● **Problem**:
Set aside the pictures and output only the lines from the one containing "Give me the" up to and including the one containing "from matplotlib.lines import Line2D".

(Rows from a dataset of charts and code)
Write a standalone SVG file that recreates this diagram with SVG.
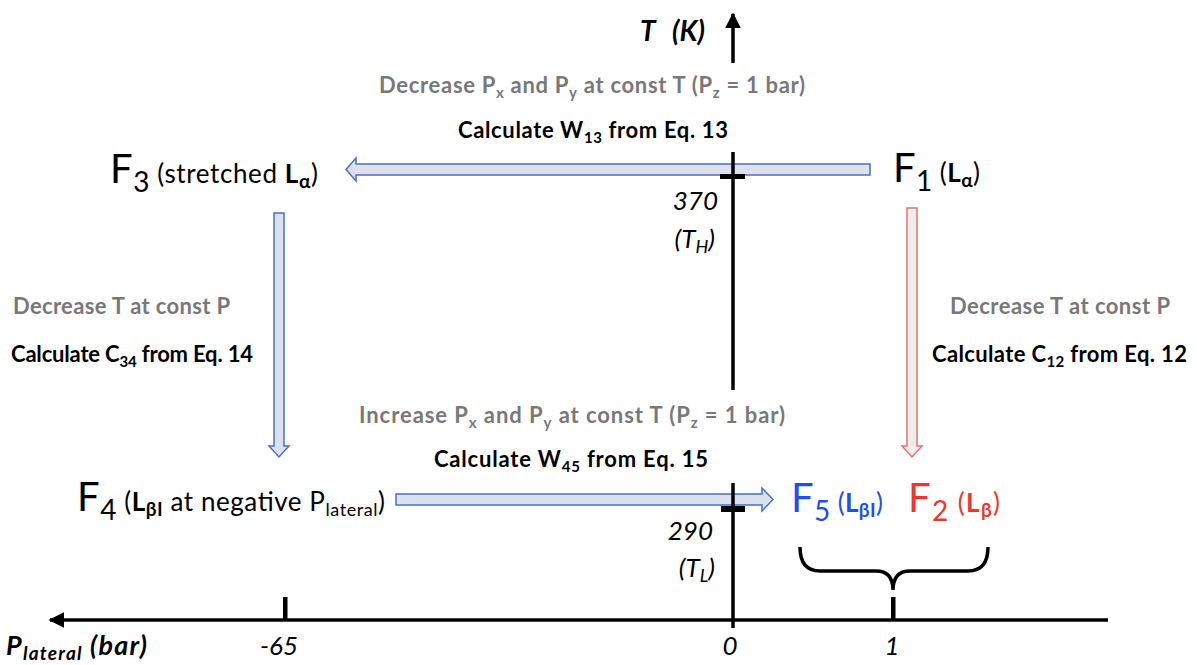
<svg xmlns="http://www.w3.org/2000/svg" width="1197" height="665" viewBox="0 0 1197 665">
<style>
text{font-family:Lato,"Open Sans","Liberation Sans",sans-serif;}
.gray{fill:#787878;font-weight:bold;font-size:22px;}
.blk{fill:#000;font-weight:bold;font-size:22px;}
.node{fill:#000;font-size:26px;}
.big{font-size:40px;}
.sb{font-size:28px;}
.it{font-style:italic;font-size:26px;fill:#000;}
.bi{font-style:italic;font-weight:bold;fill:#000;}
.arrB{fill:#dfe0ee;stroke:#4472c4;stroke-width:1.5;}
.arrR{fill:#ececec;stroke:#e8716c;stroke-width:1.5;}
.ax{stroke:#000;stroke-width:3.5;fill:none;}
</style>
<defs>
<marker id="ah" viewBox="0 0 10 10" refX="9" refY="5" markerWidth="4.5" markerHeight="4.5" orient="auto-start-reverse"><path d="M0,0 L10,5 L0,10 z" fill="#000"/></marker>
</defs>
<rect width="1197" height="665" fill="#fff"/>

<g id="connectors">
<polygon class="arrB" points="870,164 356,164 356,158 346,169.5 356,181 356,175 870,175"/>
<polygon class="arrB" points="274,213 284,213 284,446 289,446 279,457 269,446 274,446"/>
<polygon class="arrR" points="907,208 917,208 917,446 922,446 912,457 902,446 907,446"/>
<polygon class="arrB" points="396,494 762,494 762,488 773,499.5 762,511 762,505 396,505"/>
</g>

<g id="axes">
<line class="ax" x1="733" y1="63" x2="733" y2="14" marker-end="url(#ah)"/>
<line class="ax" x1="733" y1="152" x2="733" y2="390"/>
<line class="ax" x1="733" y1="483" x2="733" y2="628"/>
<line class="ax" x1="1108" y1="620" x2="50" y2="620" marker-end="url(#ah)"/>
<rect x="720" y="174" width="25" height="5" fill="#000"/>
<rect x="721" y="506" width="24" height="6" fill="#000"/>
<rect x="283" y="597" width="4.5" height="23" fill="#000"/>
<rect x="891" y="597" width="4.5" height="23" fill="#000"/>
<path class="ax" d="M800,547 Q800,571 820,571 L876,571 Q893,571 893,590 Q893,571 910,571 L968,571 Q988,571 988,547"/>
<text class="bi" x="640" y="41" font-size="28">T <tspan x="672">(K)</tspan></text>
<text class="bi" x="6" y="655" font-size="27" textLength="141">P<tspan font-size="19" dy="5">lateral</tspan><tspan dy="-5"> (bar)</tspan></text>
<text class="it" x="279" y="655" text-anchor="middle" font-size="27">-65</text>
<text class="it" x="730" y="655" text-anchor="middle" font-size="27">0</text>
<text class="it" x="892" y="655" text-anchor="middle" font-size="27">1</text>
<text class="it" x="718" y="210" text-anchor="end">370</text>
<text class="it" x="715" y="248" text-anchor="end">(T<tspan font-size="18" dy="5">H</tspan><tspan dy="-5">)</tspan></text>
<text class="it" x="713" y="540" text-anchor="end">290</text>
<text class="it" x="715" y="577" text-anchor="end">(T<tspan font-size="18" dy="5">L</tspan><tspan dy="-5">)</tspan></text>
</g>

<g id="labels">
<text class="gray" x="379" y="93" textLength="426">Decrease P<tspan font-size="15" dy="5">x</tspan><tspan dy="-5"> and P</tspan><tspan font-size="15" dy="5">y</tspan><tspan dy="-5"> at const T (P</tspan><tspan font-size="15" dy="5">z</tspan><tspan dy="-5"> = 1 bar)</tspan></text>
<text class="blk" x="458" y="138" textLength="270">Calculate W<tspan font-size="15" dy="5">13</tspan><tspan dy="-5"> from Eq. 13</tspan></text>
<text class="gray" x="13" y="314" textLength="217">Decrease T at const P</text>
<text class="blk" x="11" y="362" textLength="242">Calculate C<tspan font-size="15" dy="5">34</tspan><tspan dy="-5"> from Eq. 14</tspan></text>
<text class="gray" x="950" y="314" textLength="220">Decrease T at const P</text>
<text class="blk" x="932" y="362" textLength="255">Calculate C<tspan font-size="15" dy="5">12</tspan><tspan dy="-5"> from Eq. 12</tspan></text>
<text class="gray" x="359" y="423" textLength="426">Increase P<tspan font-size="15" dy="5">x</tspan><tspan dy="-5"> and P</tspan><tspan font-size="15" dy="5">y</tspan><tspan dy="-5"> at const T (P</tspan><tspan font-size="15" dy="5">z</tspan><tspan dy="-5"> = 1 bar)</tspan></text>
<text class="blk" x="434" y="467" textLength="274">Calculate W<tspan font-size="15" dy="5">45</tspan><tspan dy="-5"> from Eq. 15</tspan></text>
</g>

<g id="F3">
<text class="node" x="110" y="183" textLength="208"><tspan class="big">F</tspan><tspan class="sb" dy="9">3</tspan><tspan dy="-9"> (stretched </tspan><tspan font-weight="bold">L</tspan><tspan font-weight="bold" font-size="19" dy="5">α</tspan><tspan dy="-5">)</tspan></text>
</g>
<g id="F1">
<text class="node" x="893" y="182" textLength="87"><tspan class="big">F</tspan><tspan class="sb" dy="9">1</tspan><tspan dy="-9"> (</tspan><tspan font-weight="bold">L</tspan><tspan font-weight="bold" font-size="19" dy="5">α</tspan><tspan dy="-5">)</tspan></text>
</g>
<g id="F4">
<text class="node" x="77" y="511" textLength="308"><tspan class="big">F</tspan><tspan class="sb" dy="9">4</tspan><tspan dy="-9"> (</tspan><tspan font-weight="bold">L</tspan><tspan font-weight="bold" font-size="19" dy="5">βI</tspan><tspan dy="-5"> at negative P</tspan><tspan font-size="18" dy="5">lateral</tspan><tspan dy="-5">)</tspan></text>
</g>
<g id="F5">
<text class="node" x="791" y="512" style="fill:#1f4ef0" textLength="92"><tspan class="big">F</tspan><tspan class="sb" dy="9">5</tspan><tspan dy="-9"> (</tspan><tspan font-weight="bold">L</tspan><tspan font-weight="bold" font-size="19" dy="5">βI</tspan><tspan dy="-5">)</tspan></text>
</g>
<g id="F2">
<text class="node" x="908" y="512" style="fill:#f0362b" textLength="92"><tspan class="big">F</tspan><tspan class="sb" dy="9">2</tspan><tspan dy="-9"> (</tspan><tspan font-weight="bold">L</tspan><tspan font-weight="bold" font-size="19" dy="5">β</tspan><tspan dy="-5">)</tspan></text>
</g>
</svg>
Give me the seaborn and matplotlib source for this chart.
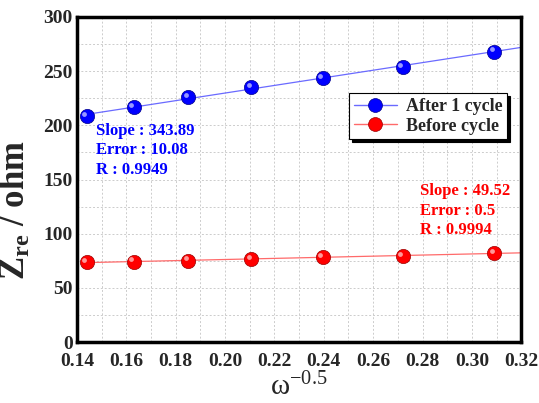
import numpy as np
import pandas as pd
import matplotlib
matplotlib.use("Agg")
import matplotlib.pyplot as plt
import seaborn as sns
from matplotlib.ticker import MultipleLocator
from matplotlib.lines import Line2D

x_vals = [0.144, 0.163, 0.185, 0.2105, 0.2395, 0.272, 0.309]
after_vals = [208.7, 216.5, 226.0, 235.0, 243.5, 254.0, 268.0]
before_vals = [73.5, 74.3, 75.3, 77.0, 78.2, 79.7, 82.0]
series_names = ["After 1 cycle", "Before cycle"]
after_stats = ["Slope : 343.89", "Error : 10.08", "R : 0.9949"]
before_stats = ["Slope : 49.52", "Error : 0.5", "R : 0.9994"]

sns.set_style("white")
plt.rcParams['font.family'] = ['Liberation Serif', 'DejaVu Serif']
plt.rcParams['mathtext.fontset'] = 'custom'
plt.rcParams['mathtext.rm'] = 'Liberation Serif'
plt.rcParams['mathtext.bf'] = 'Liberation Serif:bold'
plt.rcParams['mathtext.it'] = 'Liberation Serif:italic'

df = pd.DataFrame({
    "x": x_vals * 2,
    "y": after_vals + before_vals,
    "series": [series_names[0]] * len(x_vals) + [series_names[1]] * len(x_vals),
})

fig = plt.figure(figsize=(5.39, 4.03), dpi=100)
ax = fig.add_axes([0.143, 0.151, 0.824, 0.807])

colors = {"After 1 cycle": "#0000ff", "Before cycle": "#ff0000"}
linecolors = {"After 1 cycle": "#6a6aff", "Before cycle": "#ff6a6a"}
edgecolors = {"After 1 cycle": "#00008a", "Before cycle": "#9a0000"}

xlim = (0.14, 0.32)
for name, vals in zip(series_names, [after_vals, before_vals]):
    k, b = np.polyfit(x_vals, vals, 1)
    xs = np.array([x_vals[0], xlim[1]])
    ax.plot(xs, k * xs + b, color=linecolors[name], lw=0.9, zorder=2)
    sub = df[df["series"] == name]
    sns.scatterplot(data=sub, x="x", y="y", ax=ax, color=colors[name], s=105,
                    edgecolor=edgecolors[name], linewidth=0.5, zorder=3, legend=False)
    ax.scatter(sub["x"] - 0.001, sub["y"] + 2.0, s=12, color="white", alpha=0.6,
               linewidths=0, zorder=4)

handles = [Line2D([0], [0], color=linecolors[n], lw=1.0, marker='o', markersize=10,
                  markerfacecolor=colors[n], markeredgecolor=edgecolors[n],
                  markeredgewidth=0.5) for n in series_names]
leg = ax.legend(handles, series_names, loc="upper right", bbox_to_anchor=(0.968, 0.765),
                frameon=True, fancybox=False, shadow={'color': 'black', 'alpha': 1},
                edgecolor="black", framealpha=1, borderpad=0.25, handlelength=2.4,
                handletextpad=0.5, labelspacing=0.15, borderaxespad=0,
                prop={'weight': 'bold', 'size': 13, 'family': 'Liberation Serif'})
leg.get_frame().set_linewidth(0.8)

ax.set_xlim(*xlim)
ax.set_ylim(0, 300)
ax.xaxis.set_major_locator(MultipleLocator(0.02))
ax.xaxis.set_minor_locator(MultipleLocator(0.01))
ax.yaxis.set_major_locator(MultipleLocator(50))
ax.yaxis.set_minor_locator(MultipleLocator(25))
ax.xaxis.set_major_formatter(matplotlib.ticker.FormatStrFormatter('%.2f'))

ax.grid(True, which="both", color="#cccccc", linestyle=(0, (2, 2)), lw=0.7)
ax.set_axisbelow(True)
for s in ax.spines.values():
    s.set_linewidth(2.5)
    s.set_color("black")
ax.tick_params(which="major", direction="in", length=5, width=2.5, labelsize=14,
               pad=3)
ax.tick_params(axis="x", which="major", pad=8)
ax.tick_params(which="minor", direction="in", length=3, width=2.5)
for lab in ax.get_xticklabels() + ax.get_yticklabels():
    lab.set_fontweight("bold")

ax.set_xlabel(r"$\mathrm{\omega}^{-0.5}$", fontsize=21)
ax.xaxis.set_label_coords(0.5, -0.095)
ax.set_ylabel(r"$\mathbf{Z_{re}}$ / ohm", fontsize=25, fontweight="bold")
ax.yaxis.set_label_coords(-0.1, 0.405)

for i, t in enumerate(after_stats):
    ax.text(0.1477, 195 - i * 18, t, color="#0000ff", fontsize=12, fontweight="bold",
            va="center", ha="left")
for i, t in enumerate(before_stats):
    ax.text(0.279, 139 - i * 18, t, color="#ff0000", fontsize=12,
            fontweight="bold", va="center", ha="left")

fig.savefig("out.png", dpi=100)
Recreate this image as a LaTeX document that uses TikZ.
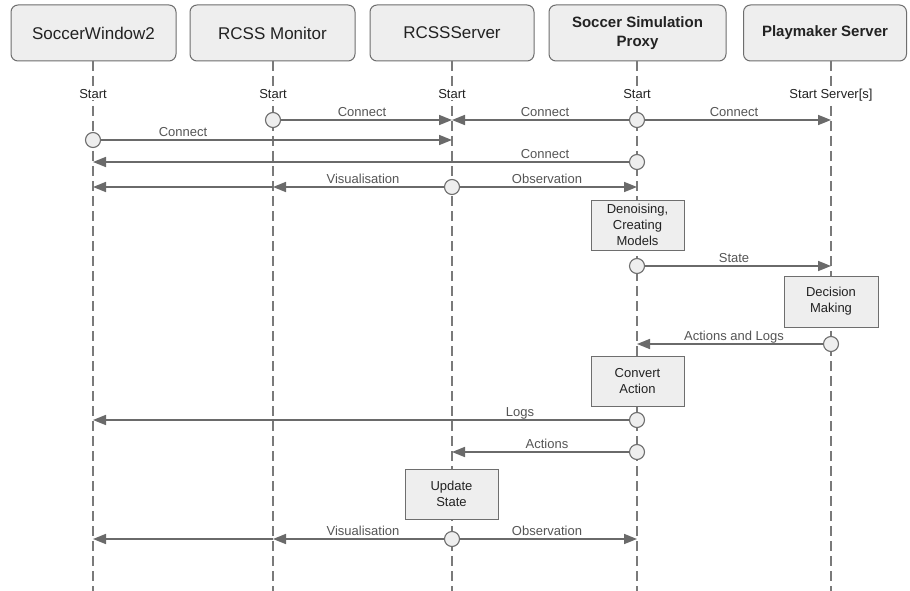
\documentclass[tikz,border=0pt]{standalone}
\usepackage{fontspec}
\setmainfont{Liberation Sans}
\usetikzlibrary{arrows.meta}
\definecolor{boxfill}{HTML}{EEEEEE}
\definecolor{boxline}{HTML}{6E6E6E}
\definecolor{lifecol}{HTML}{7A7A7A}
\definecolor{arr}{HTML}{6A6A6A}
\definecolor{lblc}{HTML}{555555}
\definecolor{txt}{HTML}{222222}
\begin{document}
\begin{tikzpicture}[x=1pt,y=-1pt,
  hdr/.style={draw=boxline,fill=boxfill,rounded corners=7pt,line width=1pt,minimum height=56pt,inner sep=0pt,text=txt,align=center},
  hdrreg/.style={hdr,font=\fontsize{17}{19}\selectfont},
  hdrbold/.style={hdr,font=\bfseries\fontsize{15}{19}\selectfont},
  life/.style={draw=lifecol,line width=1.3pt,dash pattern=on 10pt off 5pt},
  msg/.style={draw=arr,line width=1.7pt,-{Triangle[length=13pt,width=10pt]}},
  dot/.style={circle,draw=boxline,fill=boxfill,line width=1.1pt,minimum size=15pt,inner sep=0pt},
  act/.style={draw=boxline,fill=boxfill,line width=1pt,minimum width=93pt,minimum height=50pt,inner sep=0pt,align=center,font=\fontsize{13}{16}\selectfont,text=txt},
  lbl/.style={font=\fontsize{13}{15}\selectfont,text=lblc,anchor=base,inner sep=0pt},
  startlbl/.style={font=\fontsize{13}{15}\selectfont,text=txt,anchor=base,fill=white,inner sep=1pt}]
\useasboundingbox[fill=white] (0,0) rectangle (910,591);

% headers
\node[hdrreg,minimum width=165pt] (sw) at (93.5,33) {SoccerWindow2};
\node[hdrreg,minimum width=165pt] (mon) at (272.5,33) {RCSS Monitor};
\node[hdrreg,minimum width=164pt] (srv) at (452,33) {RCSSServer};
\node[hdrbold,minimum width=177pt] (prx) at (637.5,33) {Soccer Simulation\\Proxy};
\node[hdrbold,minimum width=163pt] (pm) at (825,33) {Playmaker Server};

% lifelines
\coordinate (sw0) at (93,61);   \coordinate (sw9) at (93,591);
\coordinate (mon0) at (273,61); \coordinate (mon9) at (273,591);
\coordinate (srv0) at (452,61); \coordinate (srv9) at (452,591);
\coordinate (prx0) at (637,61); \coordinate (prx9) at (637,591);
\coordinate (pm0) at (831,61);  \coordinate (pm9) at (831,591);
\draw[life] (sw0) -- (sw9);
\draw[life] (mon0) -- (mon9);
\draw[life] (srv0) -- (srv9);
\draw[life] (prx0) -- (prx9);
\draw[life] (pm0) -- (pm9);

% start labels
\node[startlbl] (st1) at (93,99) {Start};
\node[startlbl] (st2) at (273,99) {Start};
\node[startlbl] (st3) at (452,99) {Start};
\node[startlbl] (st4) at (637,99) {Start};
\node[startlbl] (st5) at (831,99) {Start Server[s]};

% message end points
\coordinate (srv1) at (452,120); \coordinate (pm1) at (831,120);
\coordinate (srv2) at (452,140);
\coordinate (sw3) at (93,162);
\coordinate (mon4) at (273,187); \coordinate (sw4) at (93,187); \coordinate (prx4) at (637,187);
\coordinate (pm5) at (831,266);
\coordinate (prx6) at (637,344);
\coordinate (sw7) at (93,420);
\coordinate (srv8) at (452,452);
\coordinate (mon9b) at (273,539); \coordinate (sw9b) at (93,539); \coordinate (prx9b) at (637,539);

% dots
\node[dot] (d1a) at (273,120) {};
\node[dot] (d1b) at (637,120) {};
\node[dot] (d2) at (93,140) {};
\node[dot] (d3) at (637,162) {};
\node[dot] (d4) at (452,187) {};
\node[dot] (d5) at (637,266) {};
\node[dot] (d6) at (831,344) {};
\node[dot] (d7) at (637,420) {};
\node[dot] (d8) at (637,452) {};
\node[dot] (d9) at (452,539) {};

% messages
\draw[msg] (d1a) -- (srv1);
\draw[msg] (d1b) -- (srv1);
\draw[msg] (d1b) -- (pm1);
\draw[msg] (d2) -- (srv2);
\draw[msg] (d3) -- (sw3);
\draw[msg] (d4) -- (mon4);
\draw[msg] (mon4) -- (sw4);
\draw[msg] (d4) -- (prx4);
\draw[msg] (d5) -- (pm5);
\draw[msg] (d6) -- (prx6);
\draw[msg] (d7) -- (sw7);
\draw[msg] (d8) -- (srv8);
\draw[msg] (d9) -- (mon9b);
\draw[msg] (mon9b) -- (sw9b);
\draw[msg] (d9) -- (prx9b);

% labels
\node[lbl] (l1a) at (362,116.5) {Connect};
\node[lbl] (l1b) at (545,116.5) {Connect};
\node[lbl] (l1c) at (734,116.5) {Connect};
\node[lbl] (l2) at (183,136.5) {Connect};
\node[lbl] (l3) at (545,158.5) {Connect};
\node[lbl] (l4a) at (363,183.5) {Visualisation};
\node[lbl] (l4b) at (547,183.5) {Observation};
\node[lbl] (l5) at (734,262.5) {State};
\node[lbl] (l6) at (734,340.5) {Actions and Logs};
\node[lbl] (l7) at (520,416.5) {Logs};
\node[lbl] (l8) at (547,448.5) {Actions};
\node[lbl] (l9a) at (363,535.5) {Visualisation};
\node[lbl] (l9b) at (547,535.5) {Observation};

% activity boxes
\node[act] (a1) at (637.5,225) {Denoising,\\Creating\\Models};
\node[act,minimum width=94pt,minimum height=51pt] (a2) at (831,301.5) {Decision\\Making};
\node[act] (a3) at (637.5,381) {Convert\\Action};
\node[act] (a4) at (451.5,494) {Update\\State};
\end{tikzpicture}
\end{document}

● **Result**:
Give me the seaborn and matplotlib source for this chart.
import numpy as np
import pandas as pd
import matplotlib
matplotlib.use("Agg")
import matplotlib.pyplot as plt
import seaborn as sns
from matplotlib.ticker import MultipleLocator
from matplotlib.lines import Line2D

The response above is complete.